A nonprofit advocating for wild horses, one of the groups opposing a massive proposed document purge at Trump’s Interior Department, said record requests helped the nonprofit learn about a plan to send thousands of wild horses to a tiger refuge in Russia.
“These records are especially important for oversight now that large numbers of wild horses and burros are being ‘adopted’ in larger numbers, and to organizations and to overseas destinations,” wrote Debbie Coffey, vice president of the Wild Horse Freedom Federation. “We will need to access to these records in order to ensure that wild horses and burros are not being adopted or sold and ending up in the slaughter pipeline.”
The proposed document purge includes records about endangered species, oil and gas leases, timber sales, dams and land purchases.
The National Archives has said that getting rid of records is standard and has been going on for decades.
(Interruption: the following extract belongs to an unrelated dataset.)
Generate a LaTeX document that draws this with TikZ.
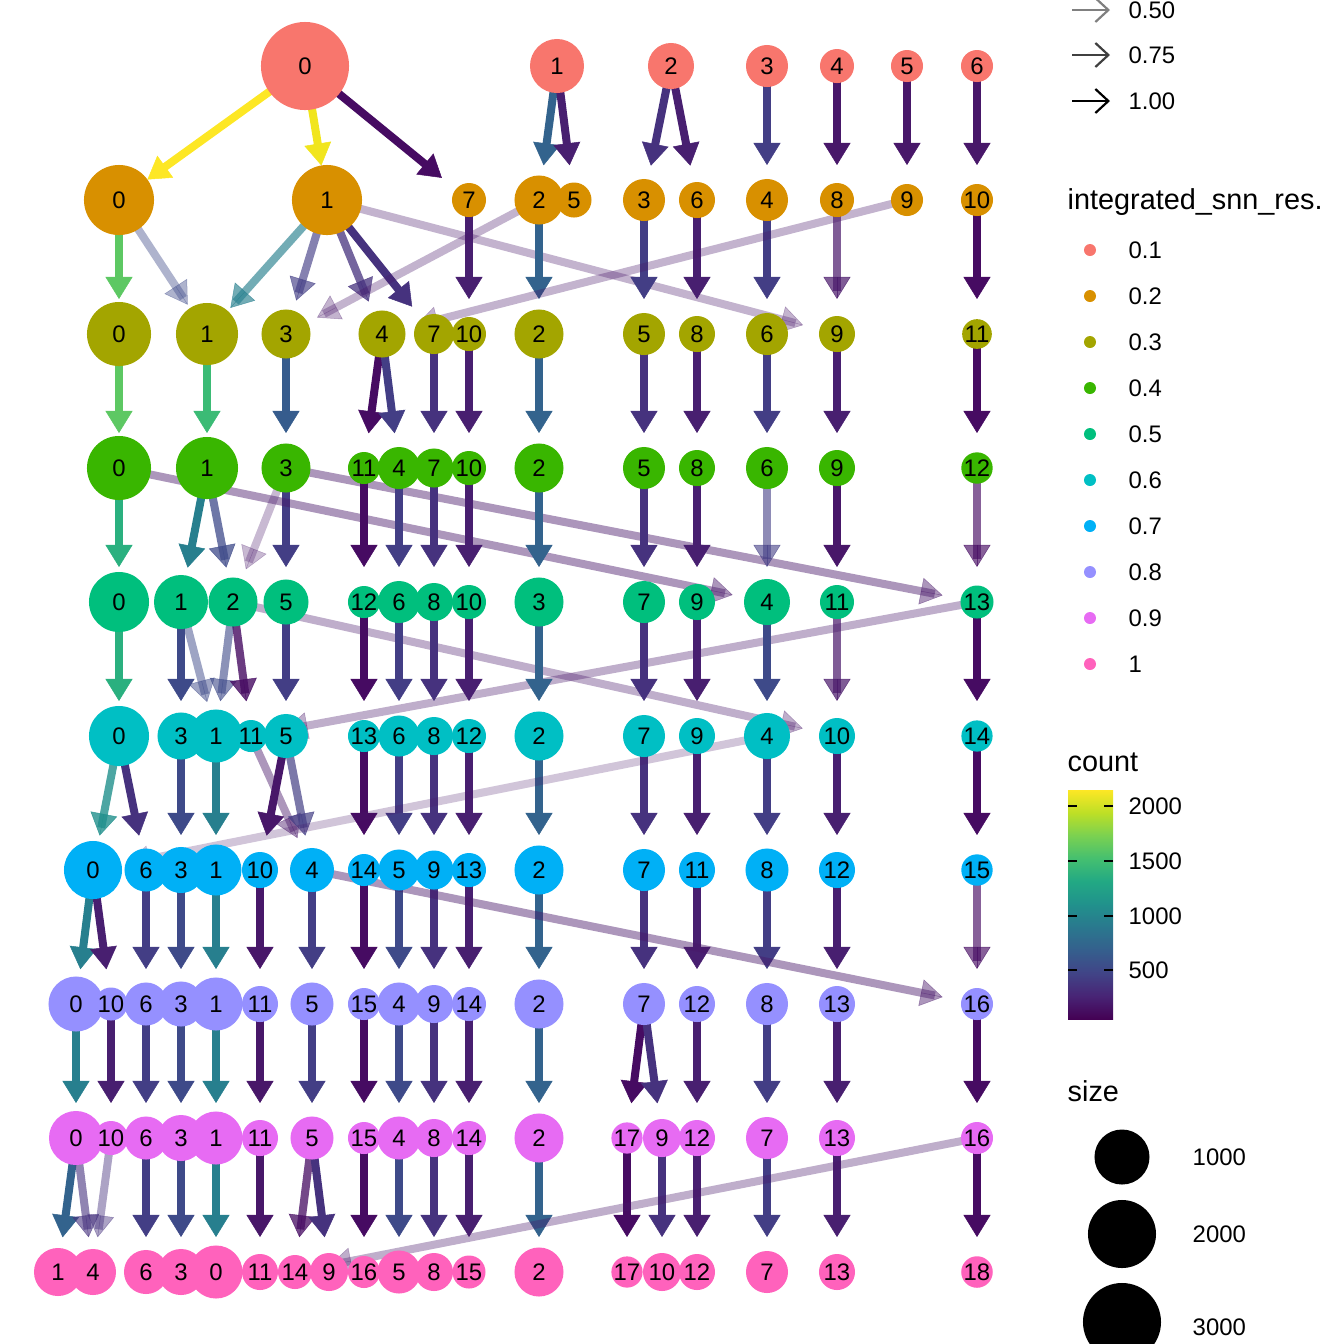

The schedule’s language gives broad authority to Interior Secretary Ryan Zinke to destroy records documenting government efforts to protect endangered species and public lands.
“The Trump administration wants to bury science and hide how mining, drilling and logging on public lands devastate our precious natural spaces,” said Meg Townsend, an attorney for the Center for Biological Diversity.
The federation learned from a document request that the Bureau of Land Management in 2011 under former President Barack Obama considered shipping wild horses to a sanctuary in Siberia where they could be killed and eaten by leopards and tigers.
“Would we pay for shipping to Vladivostok or allow horses to be placed on a sanctuary with known heavy predator population?” asked Karla Bird, an acting division chief.
BLM ultimately decided against sending our nation’s wild horses to Russia to be eaten by tigers.
But in 2017, the bureau again was looking at sending horses to Russia and also to Guyana in South America.
Under the Wild Free-Roaming Horses and Burros Act, passed by Congress in 1971 when Republican Richard Nixon was president, the federal government is supposed to manage and protect the herds. Almost 82,000 wild horses and burros roam our nation’s public lands. More than 50,000 others are corralled.
The Trump administration proposed euthanizing or selling “excess animals” in 2017, but Congress kept a ban on slaughtering the animals.